- Antelope Cave
- U.S. National Register of Historic Places
- Nearest city: near Colorado City, Arizona
- Area: less than one acre
- NRHP reference No.: 75000351
- Added to NRHP: October 10, 1975

= Antelope Cave =

Antelope Cave is a limestone cave near Colorado City, Arizona on the Uinkaret Plateau. It was added to the National Register of Historic Places in 1975 as an archeological site. It is roughly 130 feet wide and 350 long once entered. It was site of a prehistoric activity.
It is not related to Antelope Canyon in Coconino County, Arizona.

== Historic use ==
Human use of Antelope cave has been dated to 4000 years using radiocarbon dating. The site is thought to have been inhabited sporadically from that time until roughly 1000 BCE. At least 4460 items from the site where excavated by the University of California in 1959 when the site came under threat from archaeological looters. Counting these and other artifacts gathered at other times, over 10000 artifacts were removed from the site. These have been used in scholarship on topics ranging from the footwear of the inhabitants to diabetes.

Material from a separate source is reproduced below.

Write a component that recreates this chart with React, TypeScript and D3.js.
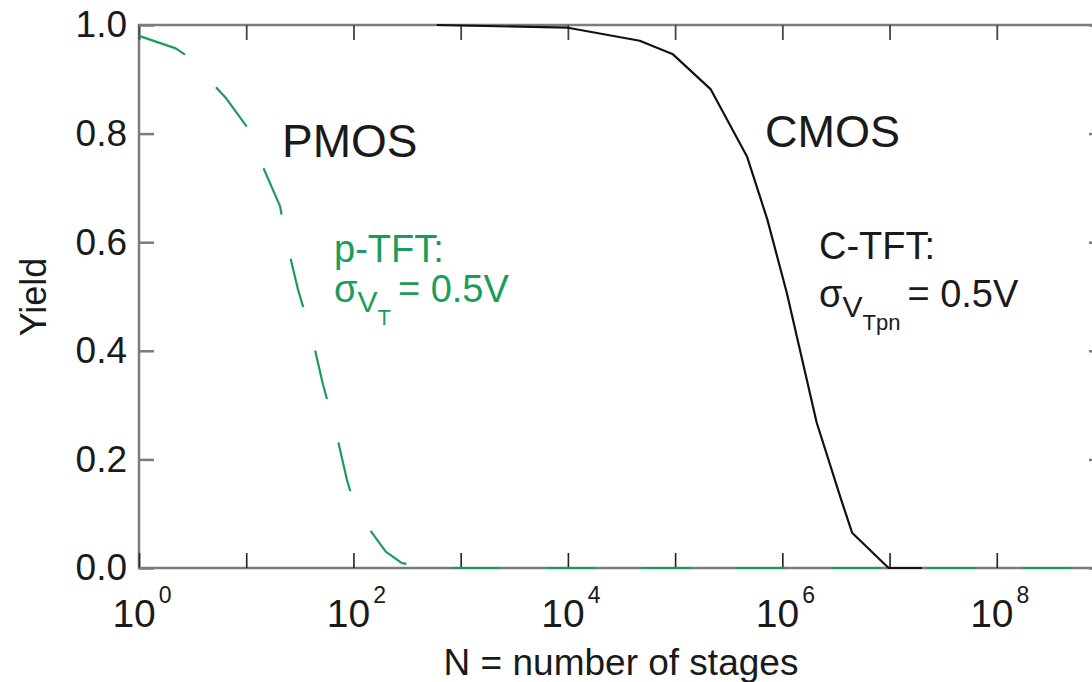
import * as d3 from "d3";
import React, { useRef, useEffect } from "react";

const width = 1092;
const height = 682;
const margin = { top: 25, left: 139, bottom: 114, right: -12 };

// decade ticks on the x axis, labels only on even exponents
const decades = [1e0, 1e1, 1e2, 1e3, 1e4, 1e5, 1e6, 1e7, 1e8, 1e9];
const labelExponents = [0, 2, 4, 6, 8];
const yTicks = [0, 0.2, 0.4, 0.6, 0.8, 1.0];

// PMOS (p-TFT, sigma VT = 0.5V)
const pmosN = [1, 2.2, 2.8, 6.5, 10.2, 11.8, 20.7, 23.5, 30.4, 41, 52, 69, 87, 101, 140, 200, 283, 515, 1e9];
const pmosYield = [0.98, 0.957, 0.943, 0.865, 0.812, 0.777, 0.666, 0.605, 0.513, 0.426, 0.338, 0.249, 0.162, 0.12, 0.072, 0.03, 0.009, 0, 0];

// CMOS (C-TFT, sigma VTpn = 0.5V)
const cmosN = [600, 1e4, 4.68e4, 9.55e4, 2.14e5, 4.68e5, 7.24e5, 1.1e6, 2.09e6, 3.47e6, 4.47e6, 9.8e6, 2e7];
const cmosYield = [1.0, 0.995, 0.971, 0.946, 0.882, 0.758, 0.642, 0.507, 0.268, 0.131, 0.065, 0, 0];

const green = "#1c9c5a";
const ink = "#1a1a1a";
const font = "'Liberation Sans', Arial, sans-serif";

const YieldChart = () => {
	const d3Container = useRef(null);

	useEffect(() => {
		if (d3Container.current) {
			const svg = d3.select(d3Container.current);
			svg.selectAll("*").remove();
			renderChart(svg);
		}
	}, []);

	const renderChart = (svg: any) => {
		const innerW = width - margin.left - margin.right;
		const innerH = height - margin.top - margin.bottom;

		const xScale = d3.scaleLog().domain([1, 1e9]).range([0, innerW]);
		const yScale = d3.scaleLinear().domain([0, 1]).range([innerH, 0]);

		const g = svg
			.append("g")
			.attr("transform", `translate(${margin.left}, ${margin.top})`);

		// frame
		g.append("rect")
			.attr("width", innerW)
			.attr("height", innerH)
			.attr("fill", "none")
			.attr("stroke", "#7c7c7c")
			.attr("stroke-width", 2.5);

		const styleTicks = (sel: any, color: string, w: number) => {
			sel.select(".domain").remove();
			sel.selectAll(".tick line").attr("stroke", color).attr("stroke-width", w);
		};

		// x ticks, bottom and top, pointing inward
		g.append("g")
			.attr("transform", `translate(0,${innerH})`)
			.call(d3.axisBottom(xScale).tickValues(decades).tickSize(-15).tickFormat(() => ""))
			.call((s: any) => styleTicks(s, "#222", 1.6));
		g.append("g")
			.call(d3.axisTop(xScale).tickValues(decades).tickSize(-15).tickFormat(() => ""))
			.call((s: any) => styleTicks(s, "#444", 1.8));

		// y ticks, left with labels, right without
		const left = g
			.append("g")
			.call(
				d3
					.axisLeft(yScale)
					.tickValues(yTicks)
					.tickSize(-15)
					.tickPadding(12)
					.tickFormat(d3.format(".1f"))
			);
		styleTicks(left, "#7c7c7c", 2.5);
		left.selectAll(".tick text")
			.attr("font-size", 37)
			.attr("font-family", font)
			.attr("fill", ink);
		g.append("g")
			.attr("transform", `translate(${innerW},0)`)
			.call(d3.axisRight(yScale).tickValues(yTicks).tickSize(-15).tickFormat(() => ""))
			.call((s: any) => styleTicks(s, "#7c7c7c", 2.5));

		// x labels 10^n
		const xLabels = g
			.selectAll(".xlabel")
			.data(labelExponents)
			.enter()
			.append("text")
			.attr("class", "xlabel")
			.attr("x", (e: number) => xScale(Math.pow(10, e)) + 3)
			.attr("y", innerH + 59)
			.attr("text-anchor", "middle")
			.attr("font-family", font)
			.attr("fill", ink);
		xLabels.append("tspan").attr("font-size", 39).text("10");
		xLabels
			.append("tspan")
			.attr("font-size", 23)
			.attr("dx", 3)
			.attr("dy", -24)
			.text((e: number) => String(e));

		// curves
		const drawCurve = (ns: number[], ys: number[], color: string, dash: string | null) => {
			const path = d3
				.line<number>()
				.x((d: number) => xScale(d))
				.y((_d: number, i: number) => yScale(ys[i]));
			const p = g
				.append("path")
				.datum(ns)
				.attr("d", path)
				.attr("fill", "none")
				.attr("stroke", color)
				.attr("stroke-width", 2.2)
				.attr("stroke-linejoin", "round");
			if (dash) p.attr("stroke-dasharray", dash);
		};

		drawCurve(pmosN, pmosYield, green, "50 45");
		drawCurve(cmosN, cmosYield, "#111", null);

		// axis titles
		svg.append("text")
			.attr("x", 621)
			.attr("y", 675)
			.attr("text-anchor", "middle")
			.attr("font-size", 37)
			.attr("font-family", font)
			.attr("fill", ink)
			.text("N = number of stages");

		svg.append("text")
			.attr("transform", "translate(46,297) rotate(-90)")
			.attr("text-anchor", "middle")
			.attr("font-size", 36)
			.attr("font-family", font)
			.attr("fill", ink)
			.text("Yield");
	};

	const sigmaLabel = (x: number, y: number, color: string, sub: string, subsub: string) => (
		<text x={x} y={y} fontFamily={font} fill={color} fontSize={38}>
			<tspan>σ</tspan>
			<tspan fontSize={30} dy={10}>
				{sub}
			</tspan>
			<tspan fontSize={22} dy={13}>
				{subsub}
			</tspan>
			<tspan fontSize={38} dx={7} dy={-23}>
				= 0.5V
			</tspan>
		</text>
	);

	return (
		<svg
			width={width}
			height={height}
			style={{ position: "absolute", left: 0, top: 0, backgroundColor: "white" }}>
			<g ref={d3Container} />
			<text x={282} y={157} fontSize={46} fontFamily={font} fill={ink}>
				PMOS
			</text>
			<text x={765} y={147} fontSize={45} fontFamily={font} fill={ink}>
				CMOS
			</text>
			<text x={334} y={262} fontSize={38} fontFamily={font} fill={green}>
				p-TFT:
			</text>
			{sigmaLabel(334, 302, green, "V", "T")}
			<text x={819} y={259} fontSize={38} fontFamily={font} fill={ink}>
				C-TFT:
			</text>
			{sigmaLabel(819, 307, ink, "V", "Tpn")}
		</svg>
	);
};

export default function App() {
	return <YieldChart />;
}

== Rediscovery and modern times ==
The cave was known to relic hunters by the 1920s, but was not studied by the scientific community until 1954. In that year, a research expedition was mounted by Robert C. Euler. In 1959, danger to the site by looters increased, and using money provided from a grant by the University of California, a major expedition was undertaken to salvage as much information as possible. 520 cubic feet of material were processed. The cave is now gated and closed to the public. Antelope Cave is located in Mohave County, Arizona southwest of Colorado City and Hildale, Utah and southeast of Hurricane, Utah. It is close to a large power transmission line.